When transaction data gets indexed into SlateDB in the tx pipeline, we also mint a transaction entity. The entity id of this transaction entity is what gets referenced as tx in every other datom of the transaction and also the transaction entity itself. It is this tx_eid that allows us to later filter the indexes up to a particular point (basis). There is a one-to-one relationship between the tx_id (read transaction id) and the tx_eid (transaction entity id). The tx_eid is the tx_id allocated in the TX_PARTITION (see partitions). So the relationship can be expressed in the following formula tx_eid = (TX_PARTITION << 42) | tx_id. This is what allows us to cleanly map TxKey to a database value.

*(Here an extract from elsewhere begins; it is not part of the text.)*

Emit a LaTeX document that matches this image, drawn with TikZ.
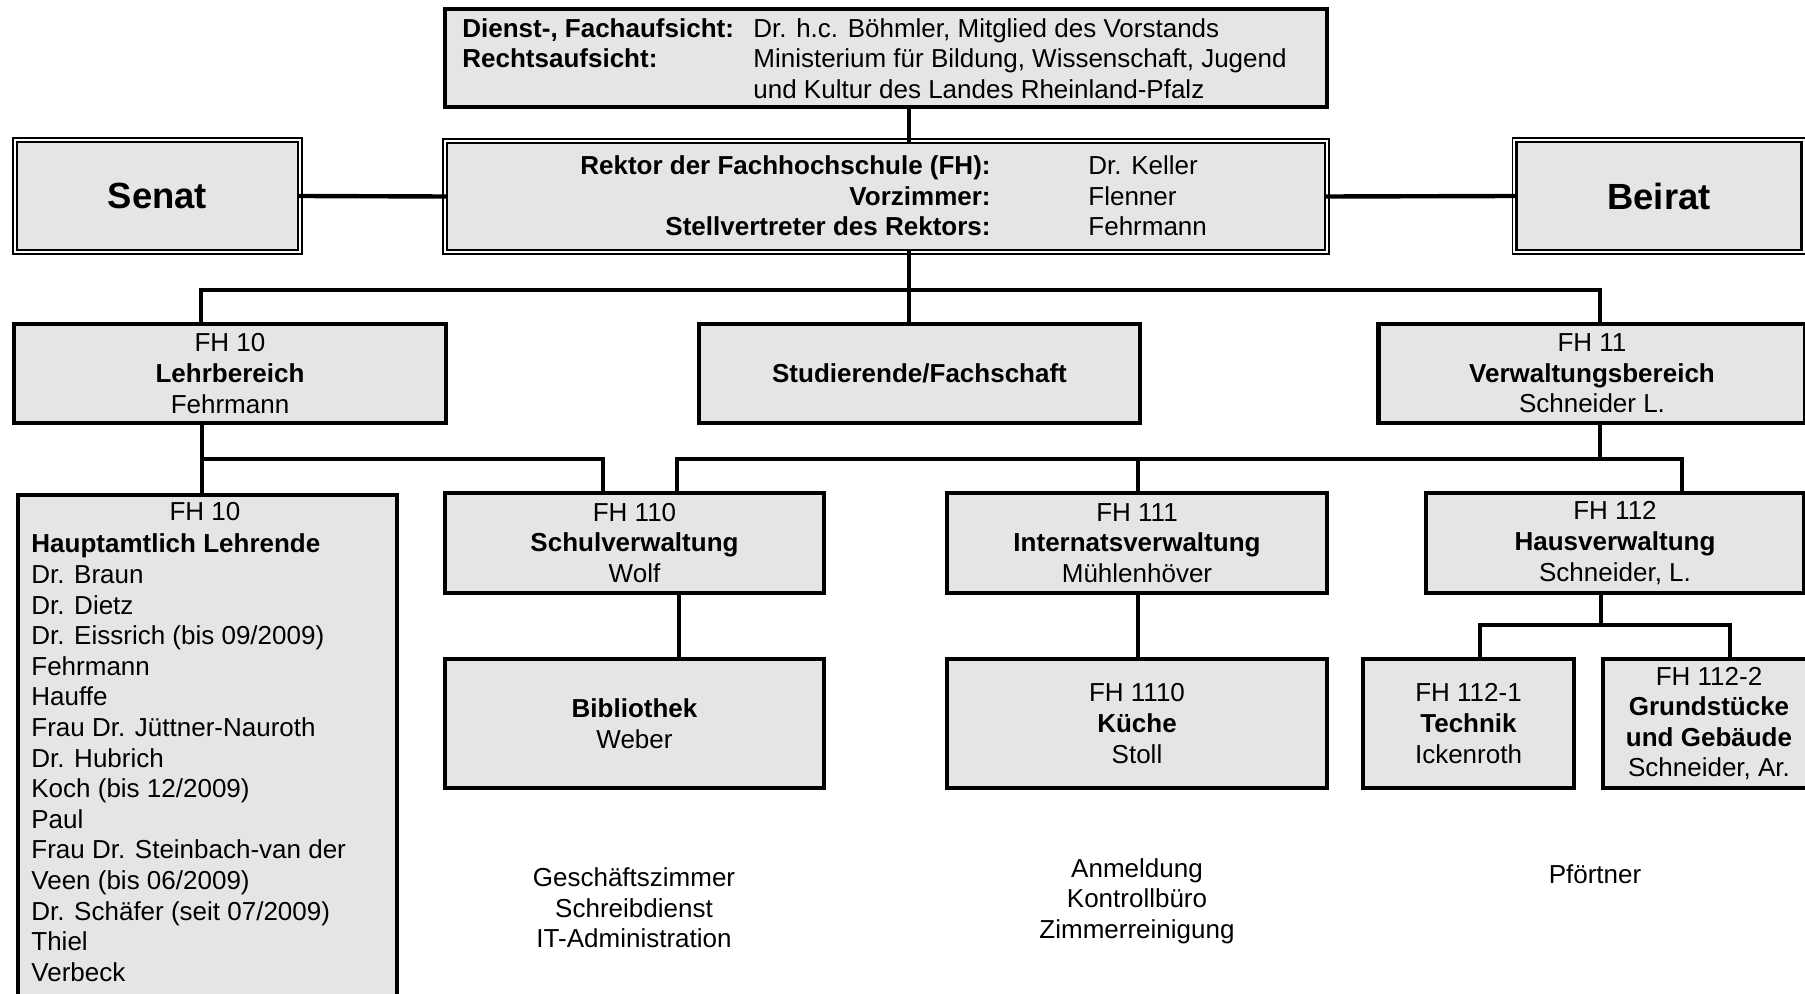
\documentclass[tikz,border=0pt]{standalone}
\usepackage{fontspec}
\setmainfont{Liberation Sans}
\definecolor{boxgray}{RGB}{229,229,229}
\begin{document}
\begin{tikzpicture}[x=0.5pt,y=-0.5pt,
  every node/.style={font=\fontsize{13}{15.3}\selectfont, inner sep=0pt},
  box/.style={draw, fill=boxgray, line width=2.2pt, align=center},
  dbox/.style={draw, fill=boxgray, line width=1.2pt, align=center},
  outerframe/.style={line width=0.6pt},
  link/.style={line width=2.2pt},
  plain/.style={align=center},
  bigfont/.style={font=\fontsize{18.2}{21}\selectfont\bfseries}]
\useasboundingbox (0,0) rectangle (1805,994);

% top level
\node[box, minimum width=441pt, minimum height=49pt] (aufsicht) at (886,58) {};
\node[anchor=west] (aufsichttext) at (462,61.5) {\begin{tabular}{@{}p{145.5pt}@{}l@{}}
\textbf{Dienst-, Fachaufsicht:} & Dr. h.c. Böhmler, Mitglied des Vorstands\\
\textbf{Rechtsaufsicht:} & Ministerium für Bildung, Wissenschaft, Jugend\\
 & und Kultur des Landes Rheinland-Pfalz\end{tabular}};

\node[dbox, minimum width=439pt, minimum height=53.5pt] (rektor) at (886,196.5) {};
\node[anchor=east] (rektorlabels) at (991,199) {\begin{tabular}{@{}r@{}}
\textbf{Rektor der Fachhochschule (FH):}\\
\textbf{Vorzimmer:}\\
\textbf{Stellvertreter des Rektors:}\end{tabular}};
\node[anchor=west] (rektornames) at (1088,199) {\begin{tabular}{@{}l@{}}
Dr. Keller\\ Flenner\\ Fehrmann\end{tabular}};

\node[dbox, bigfont, minimum width=140.5pt, minimum height=54pt] (senat) at (157.5,196) {Senat};
\node[dbox, bigfont, minimum width=142.5pt, minimum height=54pt] (beirat) at (1659,196) {Beirat};

\foreach \n in {rektor,senat,beirat}{
  \draw[outerframe] ([shift={(-1.4pt,1.4pt)}]\n.north west) rectangle ([shift={(1.4pt,-1.4pt)}]\n.south east);
}

% second level
\node[box, minimum width=216pt, minimum height=49.5pt] (fh10) at (230,373.5) {FH 10\\\textbf{Lehrbereich}\\Fehrmann};
\node[box, minimum width=220.5pt, minimum height=49.5pt] (stud) at (919.5,373.5) {\textbf{Studierende/Fachschaft}};
\node[box, minimum width=213.5pt, minimum height=49.5pt] (fh11) at (1592,373.5) {FH 11\\\textbf{Verwaltungsbereich}\\Schneider L.};

% third level
\node[box, minimum width=189.5pt, minimum height=262pt, anchor=north west] (liste) at (16,493) {};
\node (listekopf) at (205,512) {FH 10};
\node[anchor=north west] (listetext) at (31,531) {\begin{tabular}{@{}l@{}}
\textbf{Hauptamtlich Lehrende}\\
Dr. Braun\\
Dr. Dietz\\
Dr. Eissrich (bis 09/2009)\\
Fehrmann\\
Hauffe\\
Frau Dr. Jüttner-Nauroth\\
Dr. Hubrich\\
Koch (bis 12/2009)\\
Paul\\
Frau Dr. Steinbach-van der\\
Veen (bis 06/2009)\\
Dr. Schäfer (seit 07/2009)\\
Thiel\\
Verbeck\end{tabular}};

\node[box, minimum width=189.5pt, minimum height=50pt] (fh110) at (634.5,543) {FH 110\\\textbf{Schulverwaltung}\\Wolf};
\node[box, minimum width=190pt, minimum height=50pt] (fh111) at (1137,543) {FH 111\\\textbf{Internatsverwaltung}\\Mühlenhöver};
\node[box, minimum width=189pt, minimum height=50pt] (fh112) at (1615,543) {FH 112\\\textbf{Hausverwaltung}\\Schneider, L.};

% fourth level
\node[box, minimum width=189.5pt, minimum height=64.5pt] (bib) at (634.5,723.5) {\textbf{Bibliothek}\\Weber};
\node[box, minimum width=190pt, minimum height=64.5pt] (kueche) at (1137,723.5) {FH 1110\\\textbf{Küche}\\Stoll};
\node[box, minimum width=105.5pt, minimum height=64.5pt] (fh1121) at (1468.5,723.5) {FH 112-1\\\textbf{Technik}\\Ickenroth};
\node[box, minimum width=106pt, minimum height=64.5pt] (fh1122) at (1709,723.5) {FH 112-2\\\textbf{Grundstücke}\\\textbf{und Gebäude}\\Schneider, Ar.};

% free texts
\node[plain] (gz) at (634,908) {Geschäftszimmer\\Schreibdienst\\IT-Administration};
\node[plain] (anm) at (1137,901) {Anmeldung\\Kontrollbüro\\Zimmerreinigung};
\node[plain] (pf) at (1595,874) {Pförtner};

% connector coordinates
\coordinate (axis) at (909,0);
\coordinate (busL) at (201,290);
\coordinate (busR) at (1600,290);
\coordinate (jL) at (202,459);
\coordinate (jL2) at (603,459);
\coordinate (jR) at (1600,459);
\coordinate (jA) at (677,459);
\coordinate (jB) at (1138,459);
\coordinate (jC) at (1682,459);
\coordinate (vB) at (679,0);
\coordinate (jH) at (1601,625);
\coordinate (jH1) at (1480,625);
\coordinate (jH2) at (1730,625);

% connectors
\draw[link] (aufsicht.south -| axis) -- (rektor.north -| axis);
\draw[link] (senat.east) -- (rektor.west);
\draw[link] (rektor.east) -- (beirat.west);
\draw[link] (rektor.south -| axis) -- (stud.north -| axis);
\draw[link] (fh10.north -| busL) -- (busL) -- (busR) -- (fh11.north -| busR);

\draw[link] (fh10.south -| jL) -- (liste.north -| jL);
\draw[link] (jL) -- (jL2) -- (fh110.north -| jL2);

\draw[link] (fh11.south -| jR) -- (jR);
\draw[link] (fh110.north -| jA) -- (jA) -- (jC) -- (fh112.north -| jC);
\draw[link] (jB) -- (fh111.north -| jB);

\draw[link] (fh110.south -| vB) -- (bib.north -| vB);
\draw[link] (fh111.south -| jB) -- (kueche.north -| jB);

\draw[link] (fh112.south -| jH) -- (jH);
\draw[link] (fh1121.north -| jH1) -- (jH1) -- (jH2) -- (fh1122.north -| jH2);
\end{tikzpicture}
\end{document}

The transaction entity carries the following attributes:

  • :db/txId — the tx_id from the TxKey of this transaction.
  • :db/txInstant — the system_time of the TxKey
  • :db/txResult — whether the transaction was committed or aborted
  • :db/txError — an optional transaction error

In the future we might add, similar to Datomic, a special tempid identifier so one can attach extra attributes to this transaction entity for transaction traceability. Every transaction written to the log gets processed by the indexer and always gets a transaction entity id. The user-supplied transaction data is only written if no tx pipeline constraint was violated (see Transaction model).

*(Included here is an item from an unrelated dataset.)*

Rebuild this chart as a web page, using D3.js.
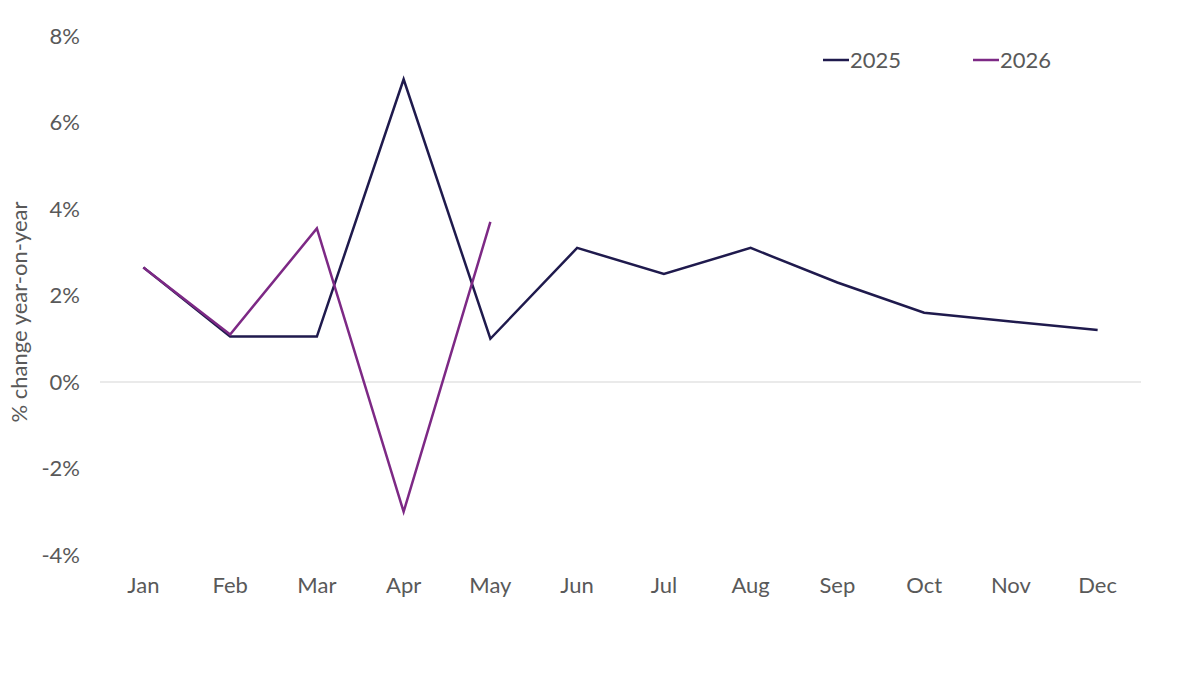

The relationship between tx_id and tx_eid allows us to immediately run queries given a TxKey as it directly maps TxKey to a basis for filtering the indexes.

The transaction entity ids are the only entity ids that are set through an external mechanism (the monotonically increasing tx_ids of the log). All other entity ids are allocated in the indexer.

  • TxKey — identifies a unique transaction on the log (tx_id + system_time). Returned by the submit-tx API.
  • tx_id (transaction id) — an offset into the transaction log identifying the start of the transaction record; also serves as the transaction’s identity on the log.
  • transaction entity — the entity in the TX_PARTITION partition that carries information about the result and state of a transaction after it has been indexed.
  • tx_eid (transaction entity id) — the entity id of that transaction entity. This is what every indexed datom is tagged with in the Tx position, and what a query execution uses to filter indexes to a given snapshot. The relationship between tx_id and tx_eid is given by the formula tx_eid = (TX_PARTITION << 42) | tx_id.